Wednesday, October 17, 2007

Eloquentia

Dr. Jovy Miroy alerted me to the work of Judy Ick who (if I understood Jovy correctly) says that a certain way of speaking was promoted in the Philippines through theater, especially when the Americans were still hanging around. I have yet to get hold of her article but hearing that I had one of my "oo nga" moments.

The Ateneo called it eloquentia and was embodied in the likes of Henry Lee Irwin and is embodied in Reuter and Pagsi. Reading through The Guidon of old, theater was very much part of the life of the community. Students were also made to recite speeches in Latin and Greek. Debate was already very much alive back then.

Eloquentia was the sister of sapientia and these two were the cornerstone of Ateneo education.

In the 1970s, eloquentia and sapientia were replaced (by among others, Ben Nebres who gave a canonical speech questioning the thrust of forming Christian gentlemen) by persons-for-others, faith that does justice and all those other slogans we know so well today.

I think that debate is one of the last hold-outs from the past, but even then, the debate today is much different from the debate of yesteryear. I have a sense that the debate of the past was more play (there was even a balagtasan before!) and less competition.

Theater is still around but except for Sibol, plays emphasize the cadence of Shakespeare less than before. And of course, Latin and Greek were gone by the mid- 1960s.

Now, more than ever, I realize that the emphasis on eloquentia was formation and one could even say, leadership formation. One thinks of the Ateneo leaders of this country: Raul Manglapus, Dick Gordon, Tito Guingona. Orators and leaders.

Of course oration was also a way of creating distinction by providing instruction in a language that was not common leading to speeches where people end up saying, ang galing niya magsalita. (Note that the complement is best said in Tagalog. In English you usually say, "That was a good speech" rather than "You spoke well". In tagalog, it is the person, not the speech that is emphasized).

Jovy alerted me to the work of Ick because I was telling him that society today is not a knowledge society. It is a communication society where the people who get ahead (or are the very least included) are not those who know much or who have much substance but people who communicate well, who give a good performance.

I know so many people who get ahead because they have a certain manner of speaking (usually described as confident) even if the things they did of which they were asked to speak were hollow. In a communication society, it is not substance that matters but the manner of speaking. (To be fair, Saint-Exupery points this out near the beginning of The Little Prince).

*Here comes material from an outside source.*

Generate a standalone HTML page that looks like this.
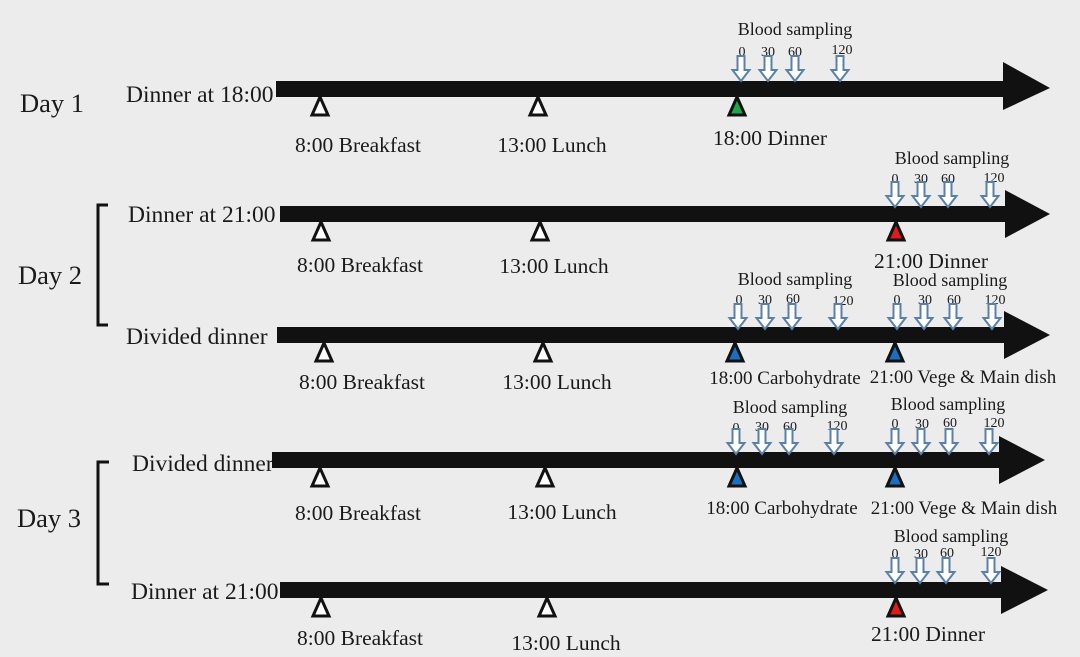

The Ick reflections make me wonder if we teach our students how to communicate nowadays. I don't know of any college teacher who requires students to give speeches (or sermons) or perform plays or read their poems to the class. There is still an emphasis on writing but I don't know to what extent we teach that well either.

We could argue that the kind of communication taught before is elitist, which is true, but we are not even good at forming students to communicate to their fellow Filipinos (and so many of them cannot even write or speak, much less think in Filipino).

I think one of the last hold-outs is Sibol and you can see it in the quality of students from Sibol. I have had the privilege of teaching the likes of Nic Chua, Boyet Dy, Pao Abarcar and working with Luis Abad who is one of the best political speakers I know. Or you get teachers like Bobby Guevara or Henry Totanes.

Debate people get that training too and they seem to be able to build for themselves steep trajectories.

If society today rewards good communication, then we must train our students to be good people, good thinkers, good professionals who are good communicators. Maybe that is the best thing that education can do for our students.

2 comments:

rowie said...

I also wonder how well we teach our students to write critically. I know that this is part of their English classes, and I don't doubt that their English teachers teach them well, but at the same time I also wonder why students don't always apply what they learn in those classes (as manifested in the scores of essays I check that are written like stream-of-consciousness blog posts).

I'm teaching one class on Critical Thinking at another school this sem. It's heartening to see how just a few weeks of the class help students to become better writers, readers, and thinkers. Again, I hope that the lessons aren't confined to the classroom and that they actually shape the way that they write, read, and think outside of the classroom.

Problem is, we don't always encourage critical thinking, even though we are a university. Many times students are just told what to think, rather than shown how to think and encouraged to think for themselves.

rowie said...

Hey Land,

Have you read this book: http://www.boston.com/bostonglobe/ideas/articles/2008/03/30/the_sting_of_poverty/?page=full

(or rather, the article reviewed in this article)?